When Greg told Sara about events down on the Paroo, it didn’t take her long to reply: ‘There’s a great song in that story. Let’s write it.’
The centerpiece of the album, its title track, takes a more personal turn for Sara. It’s a love song for her husband Dave, albeit a love song dressed up in a horticultural metaphor — surely a first. (Lovegrass is ‘regarded as a serious weed,’ according to weeds.org.au.) Somehow Sara turns it into a sweet and heartfelt ode of devotion for the main man in her life.
It was the end result of another early morning thunderbolt: the word ‘lovegrass’ popped into Sara’s head and she immediately reached for her guitar, doing her best not to wake the kids. But there was a problem.
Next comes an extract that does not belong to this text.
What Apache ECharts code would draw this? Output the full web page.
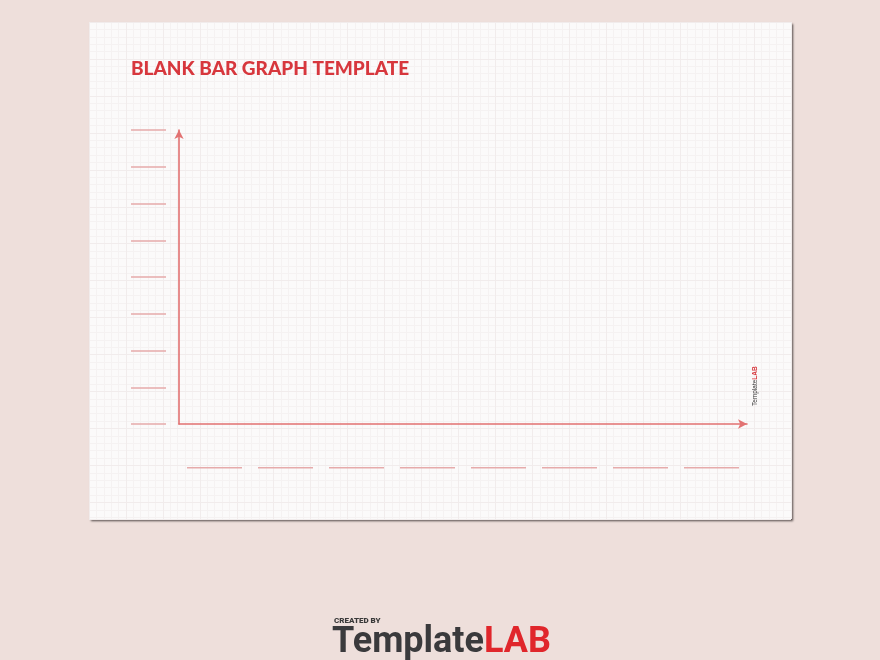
<!DOCTYPE html>
<html>
<head>
<meta charset="utf-8">
<script src="https://cdn.jsdelivr.net/npm/echarts@6/dist/echarts.min.js"></script>
<style>
html,body{margin:0;padding:0;background:#EEDFDB;}
#chart{width:880px;height:660px;}
</style>
</head>
<body>
<div id="chart"></div>
<script>
// Blank template: 8 empty category slots, 9 empty value levels, no values yet
const categories = ['', '', '', '', '', '', '', ''];
const yLevels = [0, 1, 2, 3, 4, 5, 6, 7, 8];
const values = [null, null, null, null, null, null, null, null];
const titleText = 'BLANK BAR GRAPH TEMPLATE';

const red = '#D7373D';
const axisRed = '#E27272';
const blankRed = '#E6ABAB';

const chart = echarts.init(document.getElementById('chart'), null, {renderer: 'canvas'});
chart.setOption({
  backgroundColor: '#EEDFDB',
  animation: false,
  title: {
    text: titleText,
    left: 126, top: 54,
    textStyle: {color: red, fontFamily: 'Lato', fontWeight: 900, fontSize: 19}
  },
  grid: [
    {left: 179, top: 130, width: 568, height: 294, containLabel: false},
    {left: 89, top: 22, width: 702, height: 497, show: true, backgroundColor: '#FBFAFA',
     borderWidth: 0, shadowColor: 'rgba(60,50,50,0.85)', shadowBlur: 2, shadowOffsetX: 2, shadowOffsetY: 2, z: -5}
  ],
  xAxis: [
    {
      type: 'category', gridIndex: 0, data: categories, boundaryGap: true,
      axisLine: {show: true, symbol: ['none', 'arrow'], symbolSize: [7, 9], lineStyle: {color: axisRed, width: 1.6}},
      axisTick: {show: false},
      axisLabel: {
        show: true, interval: 0, margin: 43,
        formatter: () => '{u| }',
        rich: {u: {width: 55, height: 1.5, lineHeight: 1.5, fontSize: 1, backgroundColor: blankRed}}
      },
      splitLine: {show: false}
    },
    {type: 'value', gridIndex: 1, min: 0, max: 95, interval: 1, z: -4,
     axisLine: {show: false}, axisTick: {show: false}, axisLabel: {show: false},
     splitLine: {show: true, lineStyle: {color: '#F5F2F2', width: 1}}},
    {type: 'value', gridIndex: 1, min: 0, max: 95, interval: 5, z: -3,
     axisLine: {show: false}, axisTick: {show: false}, axisLabel: {show: false},
     splitLine: {show: true, lineStyle: {color: '#F1ECEC', width: 1}}}
  ],
  yAxis: [
    {
      type: 'value', gridIndex: 0, min: yLevels[0], max: yLevels[yLevels.length - 1], interval: 1,
      axisLine: {show: true, symbol: ['none', 'arrow'], symbolSize: [7, 9], lineStyle: {color: axisRed, width: 1.6}},
      axisTick: {show: false}, axisLabel: {show: false}, splitLine: {show: false}
    },
    {
      type: 'value', gridIndex: 0, position: 'left', offset: 13,
      min: yLevels[0], max: yLevels[yLevels.length - 1], interval: 1,
      axisLine: {show: false},
      axisTick: {show: true, length: 35, lineStyle: {color: blankRed, width: 1.5}},
      axisLabel: {show: false}, splitLine: {show: false}
    },
    {type: 'value', gridIndex: 1, min: 0, max: 67.25, interval: 1, inverse: true, z: -4,
     axisLine: {show: false}, axisTick: {show: false}, axisLabel: {show: false},
     splitLine: {show: true, lineStyle: {color: '#F5F2F2', width: 1}}},
    {type: 'value', gridIndex: 1, min: 0, max: 67.25, interval: 5, inverse: true, z: -3,
     axisLine: {show: false}, axisTick: {show: false}, axisLabel: {show: false},
     splitLine: {show: true, lineStyle: {color: '#F1ECEC', width: 1}}}
  ],
  series: [
    {type: 'bar', xAxisIndex: 0, yAxisIndex: 0, data: values, itemStyle: {color: axisRed}}
  ],
  graphic: [
    {
      type: 'text', x: 752, y: 406, rotation: Math.PI / 2, z: 10,
      style: {
        text: '{a|Template}{b|LAB}',
        rich: {
          a: {fontFamily: 'Liberation Sans', fontSize: 6.5, fill: '#333'},
          b: {fontFamily: 'Liberation Sans', fontSize: 6.5, fontWeight: 'bold', fill: red}
        }
      }
    },
    {
      type: 'text', x: 334, y: 617, z: 10,
      style: {text: 'CREATED BY', fontFamily: 'Roboto', fontWeight: 900, fontSize: 8, fill: '#3A3A3A'}
    },
    {
      type: 'text', x: 332, y: 625, z: 10,
      style: {
        text: '{a|Template}{b|LAB}',
        rich: {
          a: {fontFamily: 'Roboto', fontWeight: 'bold', fontSize: 36, fill: '#3A3A3C'},
          b: {fontFamily: 'Roboto', fontWeight: 'bold', fontSize: 36, fill: '#E0262B'}
        }
      }
    }
  ]
});
</script>
</body>
</html>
'I thought, How in the hell can I turn this term for a noxious weed into a love song for my husband?' she laughs. While growing up in the Mallee, Sara had plenty of exposure to lovegrass: she knew that unless you want to spend 5 hours removing seeds from your socks, you may as well throw them in the bin! And now she was trying to write a valentine by the same name. Was she nuts?
Oh and there was one other problem. She and award-winning producer Matt Fell had, or so they thought, finished work on the record a few days earlier — and Sara was heavily pregnant, back in Darwin. She gave Fell a call and played him the song. What do you think, she asked?
‘Can you get on a plane back to Sydney?’ Fell replied.
Still, the issue of the title remained. ‘I was thinking, “This isn’t turning out so good for Dave.” So I thought it to be the rarest kind of lovegrass, a special kind of lovegrass. And, frankly, Dead grass didn’t sing so well.
‘It sums up a place in my life now,’ Sara says, referring to Dead — erm, Lovegrass. ‘It’s a happy song, and they say happy songs are the hardest to write, which might be why I put the album off for a while. It’s a song about the place I’m in at the moment, a light-hearted song with a bit of a cheek. It sums up a lot of the album.’
It’s been a soul-searching few years for Sara Storer. When she swapped her guitar for motherhood, she was tempted to give it away, to simply enjoy the amazing achievements of her career and delight in her family. But Sara was never likely to turn her back on song writing; not when her eye for detail, or ear for melody, was so well tuned.
Accordingly, Lovegrass is a heartfelt, homespun record of people and places and emotions that mean the world to Sara Storer. As she sings ever so sweetly on the title track, ‘It was worth the wait.’